I don’t know if it was the Swahili proposal, the tears, the salt in the water, the taarab but for a minute I wondered what it would be like if it was all that easy. If things like education, same interests, religion, backgrounds, finances didn’t matter. I imagined my life as Mrs. Esmail, what would we talk about, what would we even do together, how many times would my mum scream and faint when she hears the news? For a minute, I truly believed that nothing else mattered in life but love, sigh…. The island magic.
Anyway, on July 4th, it all ended. A very tearful Esmail bid us farewell at the port looking like his puppy just died and I felt bad for him. He reminded me to think about his proposal, swore that he would follow me to Kenya and told me that he knows for sure that he will be my husband before the end of this year. Confident man, that one is. I don’t know what motivated him and of course, I am not naïve to think he was genuine but whatever his motives were, his ambitions were real. I have heard about the “visa” relationships where people try to get tourists who can rescue them from the life on the island (by the way, with all the enchantment of the island and the tourism, the economy there is not good). I have nothing to offer him in this way. I am also looking for an escape from my life anyway.

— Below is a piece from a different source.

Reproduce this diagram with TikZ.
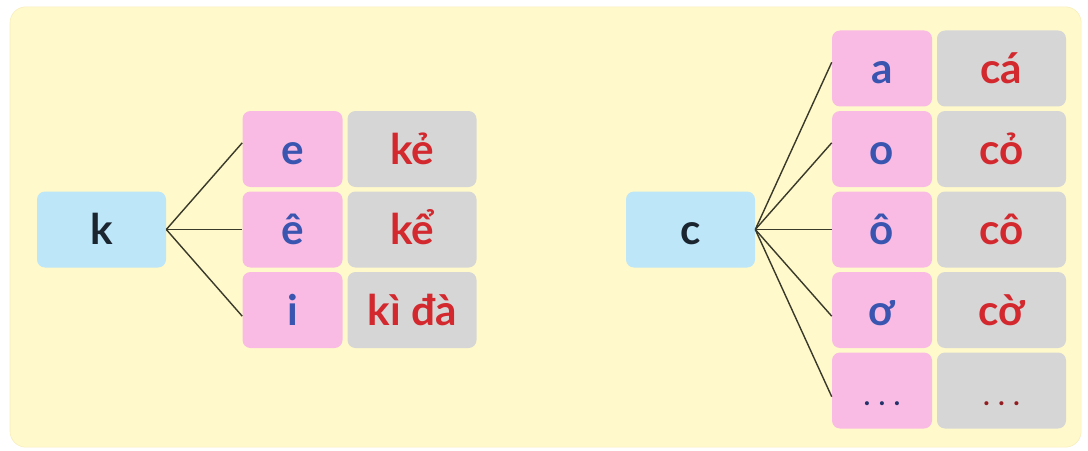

I am not some rich woman who makes dreams come true and unfortunately, I also have my own idea of what I want in a marriage and that wasn’t it.
I will miss the island, the sunsets, the food, the park, the magic and all that. I will miss Esmail will his different world view and the Swahili that melted my heart. I will miss Zanzibar but will always be grateful for the experience.
I dreamed it, I lived it and it was more that I could ever have hoped for.